A: The short answer is several thousand bucks and a whole lot of accuracy. Enterprise-class launch monitors like Foresight and Trackman provide a significantly higher degree of accuracy and considerably more data points. This isn’t a case of paying a lot to get a little bit more. The differences are massive, which is what you should expect, given that most of these personal launch monitors cost less than 3% of what professional-grade gear sells for.

Q: What data can I get from a personal launch monitor?

A: Every model provides a slightly different dataset. All of them will give you ball speed and an estimated carry distance. Pricier units often provide additional data like launch angle and backspin. Some take a stab at head data like clubhead speed and attack angle. Few (if any) provide offline or dispersion numbers, and frankly, most spin numbers from small devices shouldn’t be entirely trusted. You need to decide if just the basics are good enough, or if you want as much data as possible – even if it isn’t entirely reliable.

Q: What is Smash Factor?

A: Smash factor is a common club performance metric. Several of the devices we tested provide this value (with varying degrees of accuracy). The Smash Factor formula is simple. It’s ball speed /clubhead speed (ball speed divided by head speed). The theoretical (and reasonable limit) for Smash Factor is 1.5 (maximum efficiency). When a device doesn’t accurately measure ball speed, head speed, or both, Smash Factor becomes meaningless.
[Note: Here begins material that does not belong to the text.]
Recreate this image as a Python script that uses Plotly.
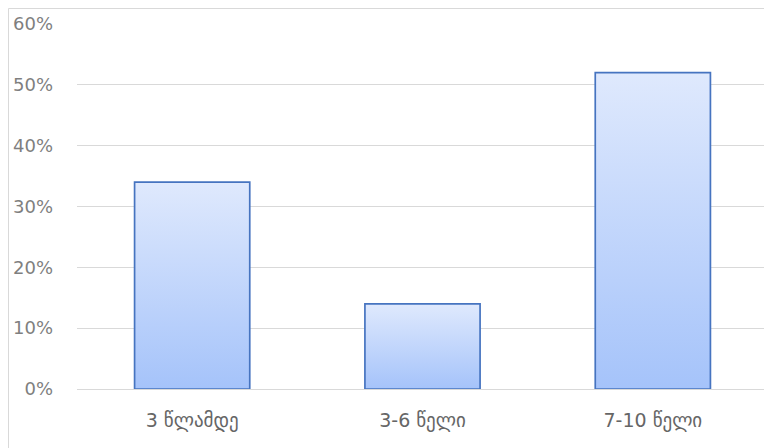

Anything above 1.45 with a driver is excellent, while anything much above 1.5 typically means either actual ball speed was slower than measured or club speed was faster than measured.

Q: Are all personal launch monitors accurate?

A: To put it bluntly, No. In fact, most aren’t. Skytrak is just short of excellent indoors, has a robust software package, and comes the closest to the enterprise units. It also costs 4x as much as the next highest-priced units tested. That said, sunlight and reflections cause issues outdoors; it struggles to keep up with high swing speed golfers, and doesn’t provide head data. The Rapsodo MLM is reasonably accurate, but it works outdoors only, and provide an extremely narrow set of data. Mevo works similarly both indoor and out, but misreads aren’t uncommon. To get pro-level metrics, reliability, and accuracy, you’ll need to spend thousands more.